Where I Stand — Mike O’Callaghan: Debating Social Security
Thursday, March 14, 2002 | 8:30 a.m.
AMERICANS should be pleased that President George W. Bush has again pushed to allow stock investments for a portion of the Social Security payroll taxes. I say this not because it is acceptable but because now is the time to debate the issue during an election year. Nothing will be solved in 2002, but it sure should be off the table or very much alive in 2004.
Remember, it was an issue in 1996 during the White House election battles. That's when economist Dean Baker said the privatization aspects of the plan had some elements of a "shell game." The Christian Science Monitor reported that "Mr. Baker, an economist at the Economic Policy Institute, a liberal think tank in Washington, sees privatization as 'faddish, ill-considered,' and 'perhaps the most serious threat to date' to the Social Security system. 'It would place individuals' retirement savings at considerable risk, force the creation of huge government bureaucracies, and leech Social Security assets out of the system and into the coffers of brokerages and banks,' he says."
Monitor reporter David Francis also wrote that one popular privatization plan would "create individual retirement accounts managed by each individual. Almost half of the 12.4 percent payroll tax would be diverted into these accounts.
"If history is repeated, advocates note, these accounts could grow handsomely. Since 1926, stocks have gained an average of 7.2 percent a year, adjusted for inflation, compared with 2.36 percent for corporate bonds and 1.81 percent for long-term government bonds."
So what has changed since these arguments were made six years ago? Well, we do know that in about 36 years our present system could be bankrupt. However, this date could be moved closer and more rapidly if large numbers of workers directed their taxes into the stock market. Today's workers are in reality funding those retirees now receiving Social Security payments. What happens when even less money goes into that pot? It doesn't take a genius to answer that question.
Paul Krugman, writing in the New York Times, explains the problem as being more complex than many people want to accept. Krugman writes, "The point is that when touting its plan to privatize Social Security, the Bush administration conveniently fails to mention the system's existing obligations, the debt it owes to older Americans. As with so many other administration proposals, private accounts are being sold with deceptive advertising.
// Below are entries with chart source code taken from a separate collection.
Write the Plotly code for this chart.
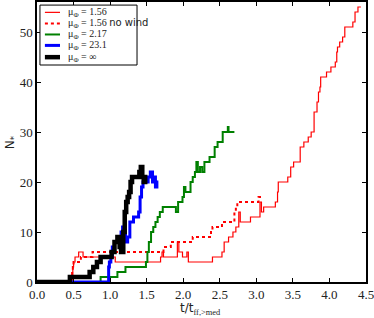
import plotly.graph_objects as go

# mu_Phi = 1.56 (solid red)
red_x = [0, 0.49, 0.50, 0.52, 0.57, 0.63, 1.07, 1.69, 1.71, 1.73, 1.92, 1.94, 1.99, 2.05, 2.07, 2.40, 2.53, 2.56,
         2.62, 2.68, 2.72, 2.76, 2.78, 2.92, 3.05, 3.07, 3.10, 3.26, 3.29, 3.30, 3.43, 3.47, 3.51, 3.60, 3.65,
         3.71, 3.75, 3.79, 3.83, 3.85, 3.87, 3.88, 3.96, 4.02, 4.08, 4.10, 4.11, 4.14, 4.18, 4.21, 4.32, 4.35,
         4.39, 4.43]
red_y = [0, 3, 4, 5, 6, 5, 4, 5, 6, 5, 8, 6, 5, 6, 4, 5, 6, 8,
         9, 10, 11, 14, 12, 13, 16, 14, 15, 16, 18, 20, 21, 23, 24, 27, 28,
         29, 30, 34, 36, 38, 39, 41, 42, 43, 44, 46, 47, 48, 49, 51, 52, 54,
         55, 55]

# mu_Phi = 1.56 no wind (dotted red)
dot_x = [0, 0.47, 0.48, 0.49, 0.50, 0.60, 0.76, 1.73, 1.83, 2.13, 2.38, 2.40, 2.53, 2.70, 2.72, 2.74, 3.03, 3.09]
dot_y = [0, 1, 2, 3, 4, 5, 6, 7, 8, 9, 10, 11, 12, 14, 15, 16, 17, 17]

# mu_Phi = 2.17 (green)
green_x = [0, 0.80, 0.87, 1.10, 1.21, 1.49, 1.51, 1.53, 1.56, 1.59, 1.62, 1.65, 1.68, 1.72, 1.90, 1.93, 1.99,
           2.01, 2.03, 2.06, 2.10, 2.13, 2.16, 2.18, 2.20, 2.23, 2.26, 2.29, 2.36, 2.43, 2.47, 2.54, 2.61,
           2.62, 2.70]
green_y = [0, 0, 1, 2, 3, 4, 6, 8, 10, 11, 12, 13, 14, 15, 14, 16, 17,
           19, 18, 18, 20, 21, 22, 24, 22, 23, 22, 24, 25, 27, 28, 30, 31,
           30, 30]

# mu_Phi = 23.1 (blue)
blue_x = [0, 0.98, 0.99, 1.01, 1.03, 1.06, 1.10, 1.15, 1.17, 1.19, 1.21, 1.24, 1.27, 1.32, 1.39, 1.41, 1.43,
          1.45, 1.47, 1.50, 1.52, 1.55, 1.58, 1.60, 1.62, 1.64, 1.66]
blue_y = [0, 3, 4, 5, 7, 8, 9, 10, 11, 10, 8, 9, 12, 13, 14, 17, 19,
          20, 21, 20, 21, 22, 20, 21, 19, 20, 20]

# mu_Phi = infinity (black)
black_x = [0, 0.45, 0.72, 0.77, 0.82, 0.87, 1.02, 1.06, 1.10, 1.13, 1.15, 1.18, 1.20, 1.22, 1.24, 1.26, 1.28,
           1.30, 1.40, 1.42, 1.44, 1.46, 1.48, 1.51]
black_y = [0, 1, 2, 3, 4, 5, 6, 8, 9, 7, 6, 10, 14, 16, 17, 18, 20,
           21, 22, 23, 21, 20, 21, 21]

serif = "Liberation Serif"
names = ["μ<sub>Φ</sub> = 1.56",
         "μ<sub>Φ</sub> = 1.56 <span style='font-family:DejaVu Sans'>no wind</span>",
         "μ<sub>Φ</sub> = 2.17", "μ<sub>Φ</sub> = 23.1", "μ<sub>Φ</sub> = ∞"]
x_ticks = [0.0, 0.5, 1.0, 1.5, 2.0, 2.5, 3.0, 3.5, 4.0, 4.5]
y_ticks = [0, 10, 20, 30, 40, 50]

styles = [dict(color="red", width=1.2), dict(color="red", width=2, dash="dot"),
          dict(color="green", width=2), dict(color="blue", width=3), dict(color="black", width=4.5)]
series = list(zip([red_x, dot_x, green_x, blue_x, black_x], [red_y, dot_y, green_y, blue_y, black_y], names, styles))

fig = go.Figure()
for xs, ys, nm, ln in series:
    assert len(xs) == len(ys)
    fig.add_trace(go.Scatter(x=xs, y=ys, mode="lines", name=nm, showlegend=False,
                             line=dict(shape="hv", **ln)))

# compact legend box (top-left, inside the axes)
fig.add_shape(type="rect", xref="paper", yref="paper", x0=0.009, x1=0.304, y0=0.775, y1=0.989,
              line=dict(color="black", width=1), fillcolor="white", layer="above")
row_y = [0.963, 0.923, 0.884, 0.845, 0.803]
for (xs, ys, nm, ln), ry in zip(series, row_y):
    fig.add_shape(type="line", xref="paper", yref="paper", x0=0.024, x1=0.070, y0=ry, y1=ry,
                  line=ln, layer="above")
    fig.add_annotation(text=nm, xref="paper", yref="paper", x=0.088, y=ry, xanchor="left",
                       yanchor="middle", showarrow=False,
                       font=dict(family=serif, size=10, color="#222"))

axis_common = dict(showgrid=False, zeroline=False, showline=True, linecolor="black", linewidth=1.5,
                   mirror="allticks", ticks="inside", ticklen=4, tickcolor="black",
                   tickfont=dict(family=serif, size=13, color="#222"))
fig.update_layout(
    width=374, height=318,
    margin=dict(l=37, r=8, t=2, b=36, autoexpand=False),
    paper_bgcolor="white", plot_bgcolor="white",
    showlegend=False,
    xaxis=dict(range=[0, 4.5], tickvals=x_ticks, ticktext=[f"{v:.1f}" for v in x_ticks],
               ticklabeloverflow="allow", **axis_common),
    yaxis=dict(range=[0, 56], tickvals=y_ticks, ticklabeloverflow="allow", **axis_common),
)
fig.add_annotation(text="t/t<sub><span style='font-family:Liberation Serif'>ff,>med</span></sub>",
                   xref="paper", yref="paper", x=0.498, y=-0.062, xanchor="center", yanchor="top",
                   showarrow=False, font=dict(family="DejaVu Sans", size=12, color="#222"))
fig.add_annotation(text="N<sub>*</sub>", xref="paper", yref="paper", x=-0.109, y=0.496, textangle=-90,
                   xanchor="left", yanchor="middle", showarrow=False,
                   font=dict(family="DejaVu Sans", size=12, color="#222"))
fig.write_html("out.html", config={"displayModeBar": False},
               post_script="document.body.style.margin='0';document.body.style.padding='0';")
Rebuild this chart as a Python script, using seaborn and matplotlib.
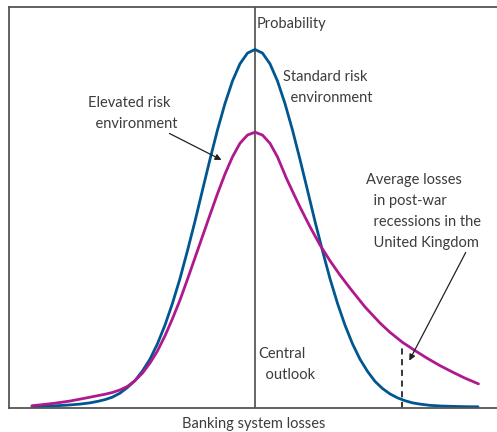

"The truth -- which Mr. Bush's economists understand perfectly well -- is that Social Security has never been run like a simple pension fund. It's really a social contract: each generation pays taxes that support the previous generation's retirement, and expects to receive the same treatment from the next generation." Krugman went on to say, "Social Security exists, and older Americans have upheld their end of the bargain. In particular, baby boomers have spent their working years paying quite high payroll taxes, which were used mainly to support their elders, and only secondarily to help Social Security build up a financial reserve. And they expect to be supported in their turn."
There is little doubt that some change must be made in our Social Security system. There are several reasons to question the wisdom of entering the stock market at this time. Four years ago I wrote that it would be a major debate issue in 2000 but all that resulted was quick references to putting the funds in a "lock box." That is really no better answer than the risks in the stock market.
So let the debate for 2004 begin now that the president has again proposed investments in the stock market. I'm ready to be convinced, but right now he has to have something better to offer than has been talked about in recent weeks. Will we get real changes in the system that are fair unless the president and all members of Congress lose their plush retirement plans and must rely on Social Security in their old age? Probably not. Don't hold your breath waiting for them to get down to our level on the Social Security chain.